Portsmouth has a strong heritage of farmers of Portuguese descent.  When did they begin to come to Portsmouth?  How did they come to own their own farms?  What were their farms like? How were they accepted in the community?  Fortunately, back in 1910 twenty Portsmouth farmers of Portuguese heritage were interviewed by a federal government agency for a report on immigrants in various American industries.  The information in this report gives us valuable insight into the roots of the Portuguese farming community here in Portsmouth.  

When did the Portuguese come to Portsmouth?  According to the report, the Portuguese began to come in numbers to the United States as early as the 1830s.  They shipped out from the Azores as sailors on whaling vessels bound for the port of New Bedford.  There were communities of Portuguese in New Bedford and later Fall River.  In the 1880s Portuguese began to come to Portsmouth as farm workers.   They lived in Fall River and worked in Portsmouth.  Within the Portuguese community, Portsmouth became known as a place where men could find agricultural work.  By 1890 the Portuguese began to come directly to Portsmouth.  Of the twenty farmers interviewed for the report, 14 had been farmers or sons of farmers in their native islands.  They were used to working in agriculture and they wanted to continue in that tradition.  They came from the islands of Sao Miguel, Sao Jorge and Fayal in the Azores.  

How did they come to own their own farms?  In 1909 there were 59 Portuguese farmers on the Portsmouth tax rolls.  Thirty-one of them were tenants and twenty-eight were owners of their own farms.   These owners were able to find a path from farmer worker to tenant farmer and then buy their own land.  When they came as farm workers they were not afraid of hard work and long hours.  They saved their money in order to rent land.  Land in Portsmouth was expensive.  Portsmouth agricultural land was considered some of the best farm land in the state.  As tenants they paid for their house and $8 to $10 an acre to farm the land.  They saved money to buy a horse and wagon, a few pigs and a few implements.  Their wives routinely worked the land with their husbands.  The writer made a comment that the women did not neglect their homemaking even though they helped their husbands.   Many of the men worked for neighbors in order to augment their income.   Most tenants (and owners, too) had to take out loans and could not pay their debts until the crops were sold.  Not every farmer succeeded, but most were able to make a good living.  In order to become an owner, they had to take on a mortgage.

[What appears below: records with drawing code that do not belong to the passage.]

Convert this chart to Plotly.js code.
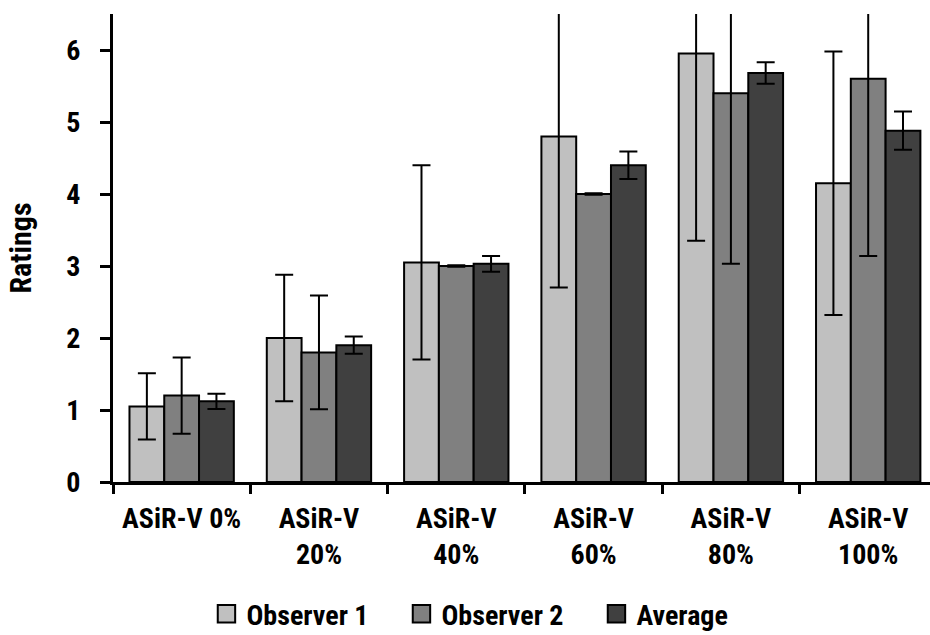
<!DOCTYPE html>
<html>
<head>
<meta charset="utf-8">
<script src="https://cdn.plot.ly/plotly-3.0.1.min.js"></script>
<style>html,body{margin:0;padding:0;background:#fff;}#chart{width:930px;height:635px;}</style>
</head>
<body>
<div id="chart"></div>
<script>
var categories = ['ASiR-V 0%', 'ASiR-V<br>20%', 'ASiR-V<br>40%', 'ASiR-V<br>60%', 'ASiR-V<br>80%', 'ASiR-V<br>100%'];
var seriesNames = ['Observer 1', 'Observer 2', 'Average'];
var observer1 = [1.05, 2.0, 3.05, 4.8, 5.95, 4.15];
var observer1Err = [0.46, 0.88, 1.35, 2.1, 2.6, 1.83];
var observer2 = [1.2, 1.8, 3.0, 4.0, 5.4, 5.6];
var observer2Err = [0.53, 0.79, 0.01, 0.01, 2.37, 2.46];
var average = [1.12, 1.9, 3.03, 4.4, 5.68, 4.88];
var averageErr = [0.105, 0.12, 0.11, 0.19, 0.15, 0.265];
var yTicks = [0, 1, 2, 3, 4, 5, 6];

var FONT = '"Roboto Condensed", "Liberation Sans", sans-serif';
var colors = ['#c0c0c0', '#808080', '#404040'];
var values = [observer1, observer2, average];
var errs = [observer1Err, observer2Err, averageErr];

var traces = values.map(function (v, i) {
  return {
    type: 'bar',
    name: seriesNames[i],
    x: categories,
    y: v,
    marker: {color: colors[i], line: {color: '#000', width: 2}},
    error_y: {type: 'data', array: errs[i], visible: true, color: '#000', thickness: 2, width: 9}
  };
});

var layout = {
  width: 930, height: 635,
  margin: {l: 113, r: 0, t: 14, b: 153},
  paper_bgcolor: '#fff', plot_bgcolor: '#fff',
  barmode: 'group', bargap: 0.24, bargroupgap: 0,
  font: {family: FONT, color: '#000', size: 28},
  xaxis: {
    type: 'category',
    range: [-0.5, 5.45],
    showline: true, linecolor: '#000', linewidth: 3,
    ticks: 'outside', tickson: 'boundaries', ticklen: 9, tickwidth: 3, tickcolor: '#000',
    tickfont: {family: FONT, size: 28, color: '#000', weight: 'bold'},
    ticklabelstandoff: 9,
    showgrid: false, zeroline: false, fixedrange: true
  },
  yaxis: {
    range: [0, 6.5],
    tickvals: yTicks,
    ticktext: yTicks.map(String),
    showline: true, linecolor: '#000', linewidth: 3,
    ticks: 'outside', ticklen: 10, tickwidth: 3, tickcolor: '#000',
    tickfont: {family: FONT, size: 28, color: '#000', weight: 'bold'},
    ticklabelstandoff: 14,
    showgrid: false, zeroline: false,
    title: {text: 'Ratings', font: {family: FONT, size: 30, color: '#000', weight: 'bold'}, standoff: 26}
  },
  showlegend: true,
  legend: {
    orientation: 'h', xref: 'container', yref: 'container',
    x: 0.222, xanchor: 'left', y: 0.033, yanchor: 'middle',
    font: {family: FONT, size: 28, color: '#000', weight: 'bold'},
    itemwidth: 30, traceorder: 'normal',
    entrywidth: 150, entrywidthmode: 'pixels'
  }
};

Plotly.newPlot('chart', traces, layout, {displayModeBar: false, staticPlot: true}).then(function (gd) {
  var pts = gd.querySelectorAll('.legend .legendpoints path');
  pts.forEach(function (p) {
    var t = p.getAttribute('transform') || '';
    p.setAttribute('transform', t + ' scale(1.45)');
    p.style.strokeWidth = '1.4px';
  });
});
</script>
</body>
</html>
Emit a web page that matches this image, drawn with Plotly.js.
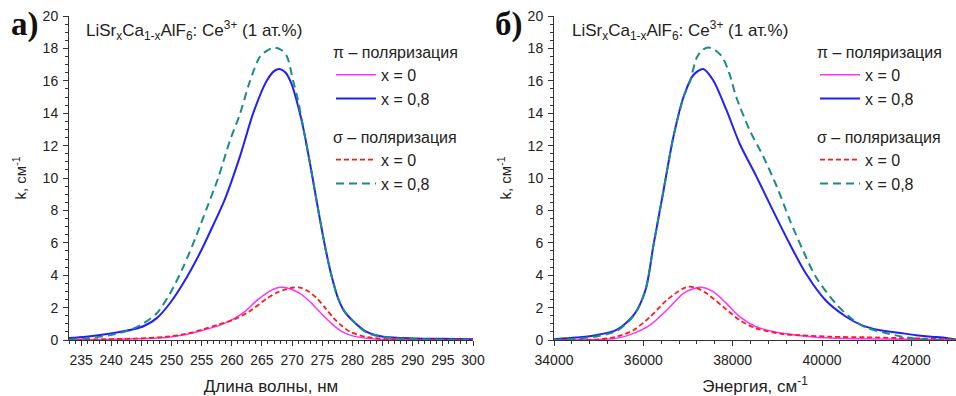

What were their farms like?  Most farms were small.  The largest of the Portuguese farms was 95 acres and the smallest was one acre.  More than half the farms were under 15 acres.  Potato was the money crop.  Most farmers had half their ground planted with potatoes.  Their potato crop was marketed through Bristol Ferry to Providence.

Nearly every farm had a few acres in corn, but their corn was used to feed animals.  Five of the twenty farms grew hay.  Some of their farms had dairy herds and poultry products were sold by most of the farms.  They were somewhat self sufficient in providing their own meat, milk, eggs and vegetables.  The writer reports that “on the whole, the farms are well kept and appear like the surrounding farms.”  

Portuguese names on 1907 Newtown School roll

How were the Portuguese farmers accepted in the community?  The report writer claims that “there is really no race prejudice and the Portuguese are not looked down on.” (page 454)  He writes that “Americans regard them as indispensable.”  (page 458)  Their credit is good and the fields “improve under Portuguese tillage.”  One of the few negative comments is that the Portuguese are not as interested in becoming naturalized citizens as other immigrant groups.  

Clearly the Portuguese farmers as a whole were able to take the path from farm worker to tenant farmer to proud farm owner.  Their hard work and willingness to put in long hours paid off.  They became an integral part of the Portsmouth community.

If you want to read the report for yourself it is online at Google Books.  It is titled “Immigrants in Industries:  Part 24: Recent Immigrants in Agriculture.”  Go to  Chapter VI – Portsmouth, RI:  Portuguese Potato Planters.